Toronto Public Health says a new initiative to track homeless deaths on city streets will help “guide efforts to improve the health” of one of Toronto’s most vulnerable groups.
On Jan. 1, public health staff officially started keeping track of the number of homeless individuals who die on city streets, an initiative which some anti-poverty activists say is long overdue.
The city previously only tracked the deaths of homeless people inside city-funded shelters and according to figures released by public health, there were 30 deaths in city-funded shelters in 2016, 45 in 2015, 30 in 2014 and 16 in 2013.
The decision to track all homeless deaths came after city council adopted a motion put forward by Coun. Paul Ainslie last April asking public health to collect more data.
The city will now track homeless individuals who die while living on the street, at a friend’s place, at a shelter or any other location in Toronto.
The new data collected includes gender, age, the individual’s history of homelessness, agencies used by the deceased, the date and place of death, and the unofficial cause of death.
"We will be collecting better data to provide a more fulsome understanding of the scope of this issue in Toronto," Dr. Barbara Yaffe, Toronto’s acting medical officer of health, said a news conference at the Church of the Holy Trinity in downtown Toronto Tuesday.
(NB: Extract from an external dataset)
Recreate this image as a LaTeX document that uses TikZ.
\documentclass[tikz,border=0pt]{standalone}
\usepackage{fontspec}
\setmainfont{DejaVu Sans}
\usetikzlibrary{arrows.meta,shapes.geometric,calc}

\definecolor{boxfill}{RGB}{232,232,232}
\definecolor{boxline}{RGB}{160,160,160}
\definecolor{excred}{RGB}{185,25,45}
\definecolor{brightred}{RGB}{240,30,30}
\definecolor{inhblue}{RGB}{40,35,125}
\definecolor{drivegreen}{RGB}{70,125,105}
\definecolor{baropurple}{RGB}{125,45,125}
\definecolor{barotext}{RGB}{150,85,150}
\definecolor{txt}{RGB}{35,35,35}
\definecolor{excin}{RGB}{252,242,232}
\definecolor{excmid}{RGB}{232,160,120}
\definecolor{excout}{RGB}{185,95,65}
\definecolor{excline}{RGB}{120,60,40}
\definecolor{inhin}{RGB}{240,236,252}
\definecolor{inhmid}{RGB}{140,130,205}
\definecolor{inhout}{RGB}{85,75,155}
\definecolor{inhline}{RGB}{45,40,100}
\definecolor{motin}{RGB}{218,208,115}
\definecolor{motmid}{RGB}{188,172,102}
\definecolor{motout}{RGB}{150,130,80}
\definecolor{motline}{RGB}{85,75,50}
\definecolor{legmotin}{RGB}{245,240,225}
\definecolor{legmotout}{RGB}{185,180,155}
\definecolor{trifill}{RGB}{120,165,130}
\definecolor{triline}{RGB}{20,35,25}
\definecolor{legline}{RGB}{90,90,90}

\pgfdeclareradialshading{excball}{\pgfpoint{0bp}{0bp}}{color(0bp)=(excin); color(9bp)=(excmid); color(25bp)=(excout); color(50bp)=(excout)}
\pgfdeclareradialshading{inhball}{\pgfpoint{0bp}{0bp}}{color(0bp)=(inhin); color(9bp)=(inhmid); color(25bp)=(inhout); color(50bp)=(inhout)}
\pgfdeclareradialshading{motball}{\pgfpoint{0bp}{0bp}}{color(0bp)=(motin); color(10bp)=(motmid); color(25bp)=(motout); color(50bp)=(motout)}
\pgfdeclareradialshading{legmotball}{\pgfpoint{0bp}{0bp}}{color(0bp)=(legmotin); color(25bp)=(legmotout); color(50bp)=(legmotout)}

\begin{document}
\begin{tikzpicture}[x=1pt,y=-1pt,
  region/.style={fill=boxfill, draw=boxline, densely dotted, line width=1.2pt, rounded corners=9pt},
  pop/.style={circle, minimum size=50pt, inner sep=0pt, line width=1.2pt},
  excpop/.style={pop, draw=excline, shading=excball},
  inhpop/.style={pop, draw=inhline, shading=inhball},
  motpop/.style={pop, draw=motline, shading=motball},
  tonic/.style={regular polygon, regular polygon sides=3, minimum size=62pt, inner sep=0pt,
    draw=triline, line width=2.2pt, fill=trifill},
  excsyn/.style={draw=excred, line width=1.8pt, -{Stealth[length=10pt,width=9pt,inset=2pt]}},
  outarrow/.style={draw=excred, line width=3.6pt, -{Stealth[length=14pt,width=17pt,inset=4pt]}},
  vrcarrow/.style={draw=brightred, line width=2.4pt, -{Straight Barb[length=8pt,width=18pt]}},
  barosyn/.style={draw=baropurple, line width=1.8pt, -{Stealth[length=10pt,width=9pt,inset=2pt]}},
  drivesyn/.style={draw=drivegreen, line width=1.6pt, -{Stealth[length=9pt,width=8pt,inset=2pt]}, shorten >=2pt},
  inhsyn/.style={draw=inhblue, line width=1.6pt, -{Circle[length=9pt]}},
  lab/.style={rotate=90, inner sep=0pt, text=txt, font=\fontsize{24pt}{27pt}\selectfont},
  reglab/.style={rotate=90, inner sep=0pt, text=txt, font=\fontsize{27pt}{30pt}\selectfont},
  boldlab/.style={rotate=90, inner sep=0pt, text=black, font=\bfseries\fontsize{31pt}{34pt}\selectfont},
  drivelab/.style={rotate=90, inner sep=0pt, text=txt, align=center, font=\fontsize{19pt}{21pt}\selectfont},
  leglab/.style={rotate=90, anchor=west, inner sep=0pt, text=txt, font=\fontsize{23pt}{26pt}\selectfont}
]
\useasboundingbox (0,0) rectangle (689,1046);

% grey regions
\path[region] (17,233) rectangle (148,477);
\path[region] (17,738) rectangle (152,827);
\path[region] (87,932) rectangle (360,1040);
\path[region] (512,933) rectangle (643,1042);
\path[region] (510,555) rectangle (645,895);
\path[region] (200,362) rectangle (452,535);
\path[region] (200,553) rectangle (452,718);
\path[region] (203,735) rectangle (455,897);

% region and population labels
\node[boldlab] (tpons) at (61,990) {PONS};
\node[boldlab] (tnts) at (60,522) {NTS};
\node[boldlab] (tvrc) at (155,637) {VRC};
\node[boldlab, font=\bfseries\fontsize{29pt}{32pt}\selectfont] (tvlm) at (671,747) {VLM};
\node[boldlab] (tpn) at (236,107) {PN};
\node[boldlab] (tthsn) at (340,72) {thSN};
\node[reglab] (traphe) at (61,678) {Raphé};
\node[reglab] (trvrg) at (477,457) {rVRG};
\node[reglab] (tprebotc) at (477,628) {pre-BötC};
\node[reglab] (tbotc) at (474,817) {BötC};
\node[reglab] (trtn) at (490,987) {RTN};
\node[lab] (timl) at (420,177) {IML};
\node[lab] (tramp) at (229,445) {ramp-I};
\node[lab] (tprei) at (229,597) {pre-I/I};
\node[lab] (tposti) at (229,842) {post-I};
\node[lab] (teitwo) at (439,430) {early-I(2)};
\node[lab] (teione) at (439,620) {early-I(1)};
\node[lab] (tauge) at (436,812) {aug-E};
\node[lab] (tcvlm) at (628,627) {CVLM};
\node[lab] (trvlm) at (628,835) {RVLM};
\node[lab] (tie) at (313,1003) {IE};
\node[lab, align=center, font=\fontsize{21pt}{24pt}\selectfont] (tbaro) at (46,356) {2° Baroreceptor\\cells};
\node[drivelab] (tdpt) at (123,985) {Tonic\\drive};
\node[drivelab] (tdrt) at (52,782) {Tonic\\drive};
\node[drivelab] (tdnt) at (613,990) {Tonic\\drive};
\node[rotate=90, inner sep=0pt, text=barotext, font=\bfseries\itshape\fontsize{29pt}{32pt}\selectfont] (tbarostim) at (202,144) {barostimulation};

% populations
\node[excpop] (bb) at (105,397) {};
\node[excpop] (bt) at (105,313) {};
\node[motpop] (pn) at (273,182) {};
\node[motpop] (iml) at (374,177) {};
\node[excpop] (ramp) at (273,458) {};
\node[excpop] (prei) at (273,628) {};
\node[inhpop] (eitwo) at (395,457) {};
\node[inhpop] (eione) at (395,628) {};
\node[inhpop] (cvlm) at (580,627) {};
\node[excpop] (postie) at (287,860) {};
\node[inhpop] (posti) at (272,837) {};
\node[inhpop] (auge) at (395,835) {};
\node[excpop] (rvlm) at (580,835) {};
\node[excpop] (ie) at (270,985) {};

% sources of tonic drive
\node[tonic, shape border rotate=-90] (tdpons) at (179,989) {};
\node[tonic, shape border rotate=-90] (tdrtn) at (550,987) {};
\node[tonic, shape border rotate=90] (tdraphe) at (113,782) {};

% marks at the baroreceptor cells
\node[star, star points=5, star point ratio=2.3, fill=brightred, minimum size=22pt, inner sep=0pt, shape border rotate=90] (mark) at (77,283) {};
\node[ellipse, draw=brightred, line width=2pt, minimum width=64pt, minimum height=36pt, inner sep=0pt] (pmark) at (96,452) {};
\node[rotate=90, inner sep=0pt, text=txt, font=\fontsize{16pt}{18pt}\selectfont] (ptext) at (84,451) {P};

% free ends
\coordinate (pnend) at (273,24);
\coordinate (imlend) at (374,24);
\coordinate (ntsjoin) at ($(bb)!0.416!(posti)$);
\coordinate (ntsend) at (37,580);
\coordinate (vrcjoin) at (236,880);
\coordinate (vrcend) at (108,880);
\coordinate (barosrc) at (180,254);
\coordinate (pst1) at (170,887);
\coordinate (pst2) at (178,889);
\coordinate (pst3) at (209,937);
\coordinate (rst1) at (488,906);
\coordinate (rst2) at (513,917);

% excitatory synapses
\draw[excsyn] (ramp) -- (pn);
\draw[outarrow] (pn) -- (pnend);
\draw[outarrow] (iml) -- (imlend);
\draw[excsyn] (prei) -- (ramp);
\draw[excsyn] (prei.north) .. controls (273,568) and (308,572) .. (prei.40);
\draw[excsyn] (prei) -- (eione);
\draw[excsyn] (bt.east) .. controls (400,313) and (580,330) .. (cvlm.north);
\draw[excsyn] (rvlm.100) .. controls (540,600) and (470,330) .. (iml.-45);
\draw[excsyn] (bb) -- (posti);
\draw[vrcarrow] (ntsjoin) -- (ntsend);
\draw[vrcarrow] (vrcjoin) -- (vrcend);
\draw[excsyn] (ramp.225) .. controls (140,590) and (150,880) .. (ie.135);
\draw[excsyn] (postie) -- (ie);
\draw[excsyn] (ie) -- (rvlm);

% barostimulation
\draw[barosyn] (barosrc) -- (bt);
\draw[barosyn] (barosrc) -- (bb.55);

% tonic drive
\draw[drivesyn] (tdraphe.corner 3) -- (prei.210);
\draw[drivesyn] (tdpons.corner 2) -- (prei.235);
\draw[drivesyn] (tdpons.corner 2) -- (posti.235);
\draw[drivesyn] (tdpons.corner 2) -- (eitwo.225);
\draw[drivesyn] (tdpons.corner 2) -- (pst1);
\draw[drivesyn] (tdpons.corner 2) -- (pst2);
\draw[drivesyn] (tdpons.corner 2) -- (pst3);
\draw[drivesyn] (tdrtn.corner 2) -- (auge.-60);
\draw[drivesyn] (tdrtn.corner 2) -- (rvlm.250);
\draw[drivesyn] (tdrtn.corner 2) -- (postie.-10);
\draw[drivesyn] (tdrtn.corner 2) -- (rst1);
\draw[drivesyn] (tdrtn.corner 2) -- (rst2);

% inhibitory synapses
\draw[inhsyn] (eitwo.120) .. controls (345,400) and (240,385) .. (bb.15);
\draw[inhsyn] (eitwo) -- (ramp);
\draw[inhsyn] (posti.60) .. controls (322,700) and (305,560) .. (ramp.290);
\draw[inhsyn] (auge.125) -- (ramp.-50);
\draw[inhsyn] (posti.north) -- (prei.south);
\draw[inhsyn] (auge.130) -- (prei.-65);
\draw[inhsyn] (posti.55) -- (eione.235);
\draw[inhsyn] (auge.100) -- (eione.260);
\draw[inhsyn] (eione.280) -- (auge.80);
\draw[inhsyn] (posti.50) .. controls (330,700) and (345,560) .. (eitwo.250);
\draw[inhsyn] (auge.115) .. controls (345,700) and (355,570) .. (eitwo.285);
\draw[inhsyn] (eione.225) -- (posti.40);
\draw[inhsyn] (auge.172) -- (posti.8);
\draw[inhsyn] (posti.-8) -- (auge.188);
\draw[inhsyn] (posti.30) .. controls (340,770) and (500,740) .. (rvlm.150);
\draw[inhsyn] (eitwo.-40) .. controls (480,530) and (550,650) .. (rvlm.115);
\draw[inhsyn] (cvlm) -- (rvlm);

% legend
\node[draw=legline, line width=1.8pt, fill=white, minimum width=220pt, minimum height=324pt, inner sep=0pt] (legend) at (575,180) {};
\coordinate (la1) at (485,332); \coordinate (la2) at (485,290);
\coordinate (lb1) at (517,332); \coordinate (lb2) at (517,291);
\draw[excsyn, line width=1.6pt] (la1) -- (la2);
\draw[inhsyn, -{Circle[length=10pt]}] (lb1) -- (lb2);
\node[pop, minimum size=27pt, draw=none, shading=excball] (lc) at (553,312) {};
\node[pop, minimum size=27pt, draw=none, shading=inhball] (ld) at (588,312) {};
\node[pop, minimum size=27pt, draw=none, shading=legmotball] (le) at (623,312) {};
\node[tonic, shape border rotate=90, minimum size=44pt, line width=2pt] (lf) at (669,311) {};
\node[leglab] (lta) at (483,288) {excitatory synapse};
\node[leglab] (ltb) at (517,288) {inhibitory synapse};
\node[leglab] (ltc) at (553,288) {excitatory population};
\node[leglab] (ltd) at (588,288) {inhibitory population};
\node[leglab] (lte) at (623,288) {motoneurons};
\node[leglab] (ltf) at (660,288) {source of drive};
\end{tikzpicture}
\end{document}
"When you can’t measure a problem it makes it very hard to address it and come up with solutions to fix it."
Speaking at the news conference Tuesday, Toronto street nurse Cathy Crowe said in the past, she was forced to rely on her own memory to track the tragic deaths on city streets.
"A patient of mine was decapitated by a train. A man on Bay Street was beaten to death in a bus shelter. Several men and women froze to death throughout the years... Others have died of overdose," she said.
"The deaths we know are traumatic and they are violent and they are never natural."
Crowe thanked Ainslie and members of the city for deciding to collect more data.
"I am happy to say, that after all these years, we are finally going to get hard data on these atrocities," she concluded.